Débat au Festival sur le Niger / La création peut elle provoquer le changement social ?

-Le Festival sur le Niger s’efforce à chaque édition de joindre l’utile à l’agréable. En plus de diverses manifestations culturelles et artistiques, chaque année il offre un espace de discussions et d’échanges à des historiens, des chercheurs et à des hommes de culture afin qu’ils réfléchissent sur les enjeux de notre société. Cette année, sous le thème générique de « Création et développement », le festival sur le Niger a amené le Professeur Mahamadé Savadogo du Burkina Faso à introduire les discussions sur le thème de la « Création et changement social ». Dans cet exercice, il était accompagné par Alpha Amadou Sy du Sénégal qui avait la lourde responsabilité de faire une conférence introductive sur le thème de la « Création et citoyenneté ».

Professeur de philosophie morale et politique et d’histoire de la philosophie moderne et contemporaine à l’Université de Ouagadougou, Mahamadé Savadogo, à propos du thème « Création et développement », a indiqué : « l’activité créatrice désigne une manière d’introduire du changement dans le monde, dans la perception quotidienne des choses ». Cependant, il a estimé que ce changement n’a pas de lien nécessaire avec le changement social.

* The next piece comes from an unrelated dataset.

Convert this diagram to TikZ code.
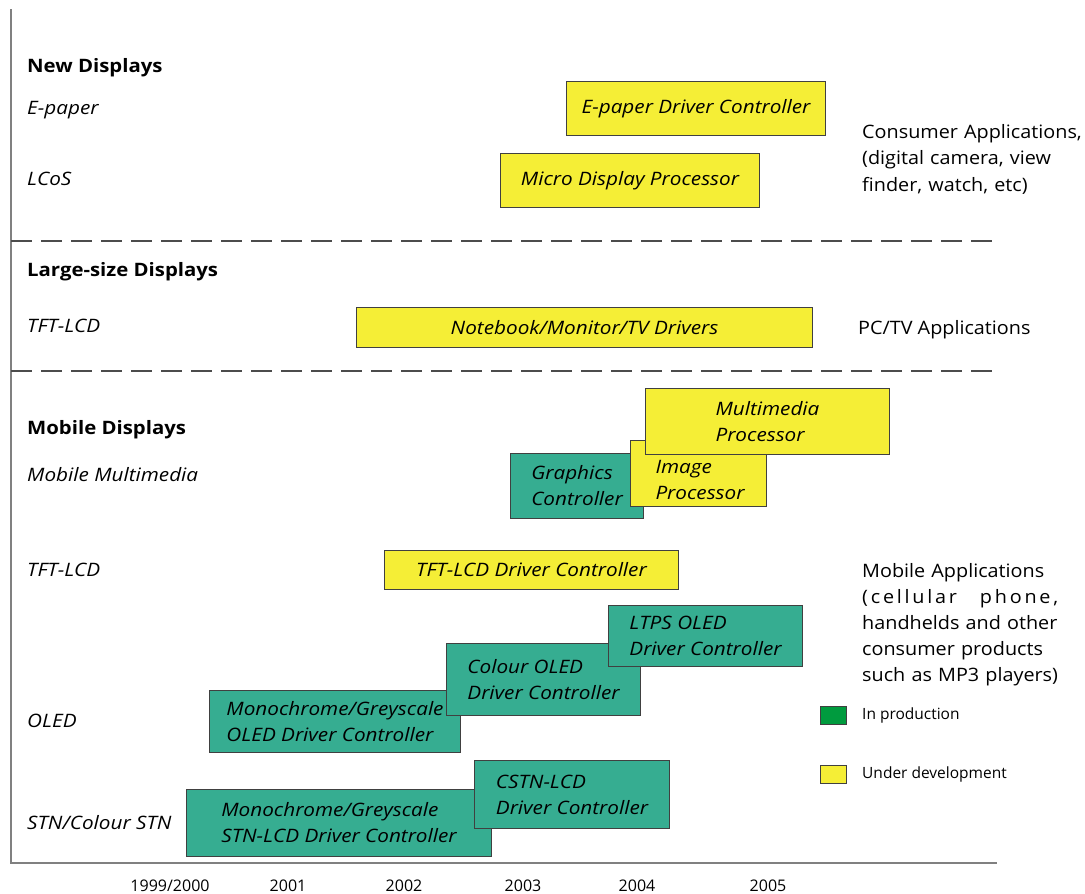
\documentclass[tikz,border=0pt]{standalone}
\usepackage{fontspec}
\setmainfont{Open Sans}
\newfontfamily\uprfont[FakeStretch=1.07]{Open Sans}
\newfontfamily\itfont[FakeStretch=1.12]{Open Sans}
\newfontfamily\bdfont[FakeStretch=1.1]{Open Sans}
\usetikzlibrary{positioning}
\definecolor{boxyellow}{RGB}{245,238,54}
\definecolor{boxgreen}{RGB}{54,173,145}
\definecolor{keygreen}{RGB}{0,155,62}

\begin{document}
\begin{tikzpicture}[
       x=1pt, y=-1pt,
       axis_style/.style={draw=black!50, line width=1.6}, % 坐标轴
       sep_style/.style={draw=black!70, line width=1.2, dash pattern=on 21 off 9}, % 分隔虚线
       box_style/.style={draw=black!75, line width=1, anchor=north west, inner sep=0,
                         align=left, font=\fontsize{18.5}{26}\itfont\itshape},
       ybox/.style={box_style, fill=boxyellow},
       gbox/.style={box_style, fill=boxgreen},
       head_style/.style={anchor=base west, inner sep=0, font=\fontsize{18.5}{22}\bdfont\bfseries},
       kind_style/.style={anchor=base west, inner sep=0, font=\fontsize{18.5}{22}\itfont\itshape},
       app_style/.style={anchor=base west, inner sep=0, font=\fontsize{18.5}{26.7}\uprfont},
       key_style/.style={draw=black!75, line width=1, minimum width=26, minimum height=18, inner sep=0, anchor=north west},
       keytext_style/.style={inner sep=0, font=\fontsize{15.5}{18}\selectfont},
       year_style/.style={anchor=base, inner sep=0, font=\fontsize{16}{18}\selectfont}
   ]

   \useasboundingbox (0,0) rectangle (1085,894);

   % 1. 坐标轴与分隔线
   \draw[axis_style] (11,9) -- (11,863) -- (997,863);
   \draw[sep_style] (11,241) -- (997,241);
   \draw[sep_style] (11,371) -- (997,371);

   % 2. 左侧分类标签
   \node[head_style] (newdisp) at (27,72) {New Displays};
   \node[kind_style] (epaperlbl) at (27,114) {E-paper};
   \node[kind_style] (lcoslbl) at (27,185) {LCoS};
   \node[head_style] (largedisp) at (27,276) {Large-size Displays};
   \node[kind_style] (tftlbl) at (27,332) {TFT-LCD};
   \node[head_style] (mobiledisp) at (27,434) {Mobile Displays};
   \node[kind_style] (mmlbl) at (27,481) {Mobile Multimedia};
   \node[kind_style] (mtftlbl) at (27,576) {TFT-LCD};
   \node[kind_style] (oledlbl) at (27,727) {OLED};
   \node[kind_style] (stnlbl) at (27,829) {STN/Colour STN};

   % 3. 产品框(后画的压在上面)
   \node[ybox, minimum width=259, minimum height=54] (epaper) at (566,81) {E-paper Driver Controller};
   \node[ybox, minimum width=259, minimum height=54] (micro) at (500,153) {Micro Display Processor};
   \node[ybox, minimum width=456, minimum height=40] (notebook) at (356,307) {Notebook/Monitor/TV Drivers};

   \node[gbox, minimum width=133, minimum height=65] (graphics) at (510,453) {Graphics\\Controller};
   \node[ybox, minimum width=136, minimum height=66] (image) at (630,440) {};
   \node[inner sep=0, align=left, font=\fontsize{18.5}{26}\itfont\itshape] (imagetxt) at (700,480) {Image\\Processor};
   \node[ybox, minimum width=244, minimum height=66] (multimedia) at (645,388) {Multimedia\\Processor};

   \node[ybox, minimum width=294, minimum height=39] (tftdrv) at (384,550) {TFT-LCD Driver Controller};

   \node[gbox, minimum width=251, minimum height=62] (monooled) at (209,690) {Monochrome/Greyscale\\OLED Driver Controller};
   \node[gbox, minimum width=194, minimum height=72] (colouroled) at (446,643) {Colour OLED\\Driver Controller};
   \node[gbox, minimum width=194, minimum height=61] (ltps) at (608,605) {LTPS OLED\\Driver Controller};

   \node[gbox, minimum width=305, minimum height=67] (stn) at (186,789) {Monochrome/Greyscale\\STN-LCD Driver Controller};
   \node[gbox, minimum width=195, minimum height=68] (cstn) at (474,760) {CSTN-LCD\\Driver Controller};

   % 4. 右侧应用说明
   \node[app_style, text width=225, align=left] (consumer) at (862,138)
        {Consumer Applications,\\(digital camera, view\\finder, watch, etc)};
   \node[app_style] (pctv) at (858,334) {PC/TV Applications};
   \node[app_style, text width=196, align=left, font=\fontsize{18.5}{26}\uprfont] (mobileapp) at (862,577)
        {Mobile Applications\\
         \makebox[196pt][s]{\addfontfeature{LetterSpace=15}(cellular\hspace{12pt plus 1fil}phone,}\\
         \makebox[196pt][s]{handhelds and other}\\
         \makebox[196pt][s]{consumer products}\\
         \makebox[196pt][s]{such as MP3 players)}};

   % 5. 图例
   \node[key_style, fill=keygreen] (prodkey) at (820,706) {};
   \node[keytext_style, right=15 of prodkey] (prodtxt) {In production};
   \node[key_style, fill=boxyellow] (devkey) at (820,765) {};
   \node[keytext_style, right=15 of devkey] (devtxt) {Under development};

   % 6. 年份
   \node[year_style] (y2000) at (170,891) {1999/2000};
   \node[year_style] (y2001) at (288,891) {2001};
   \node[year_style] (y2002) at (404,891) {2002};
   \node[year_style] (y2003) at (523,891) {2003};
   \node[year_style] (y2004) at (637,891) {2004};
   \node[year_style] (y2005) at (768,891) {2005};

   \end{tikzpicture}
\end{document}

« Le changement social, de prime abord, renvoie à une évolution dans la vie collective qui ne saurait dépendre de l’initiative d’un seul individu à la manière de l’activité créatrice. Il suggère un mouvement collectif dont l’origine est toujours difficile à saluer », a-t-il déclaré. Mais, au-delà de cette opposition consacrée entre création et changement social, le philosophe burkinabé a estimé qu’il demeure légitime de penser non seulement que toute création vise à avoir une influence sur la société, mais surtout que création et changement social sont à rapprocher dans la mesure où tout changement social est susceptible d’être tenu pour une forme de création collective.

Et, partant du principe que toute création n’entraîne pas un mouvement de transformation de la société, il s’est interrogé sur la condition où la création et le changement social peuvent se rejoindre. Il s’est posé la question : où s’achève l’initiative individuelle et où commence la création collective ? A l’issue d’une discussion appréciée par l’ensemble des participants, le Professeur burkinabé a estimé que « l’articulation entre la création et la poursuite du changement social enseigne, quant à elle, que le comble de la grandeur ne se trouve pas dans l’évasion face à la réalité, mais bien dans la résolution de l’affronter ». Pour sa part, Alpha Amadou Sy du Sénégal, dans son intervention sur le thème « Création et Citoyenneté », a décidé de considérer le binôme culture et militantisme.

Selon lui, cette approche nous permet de mettre en évidence la filiation historique, voire idéologique de l’implication actuelle des artistes dans les luttes citoyennes avec les hommes de culture de l’aube des indépendances africaines. En se focalisant souvent trop sur le cas du Sénégal qu’il connaît bien, le conférencier a mis en exergue le rôle que pourraient jouer les artistes dans l’ancrage populaire du projet d’esprit républicain. « C’est dans cette appropriation des citoyens que ce projet puisera l’énergie qui en fera une puissance matérielle transformatrice de l’Afrique », a-t-il conclu.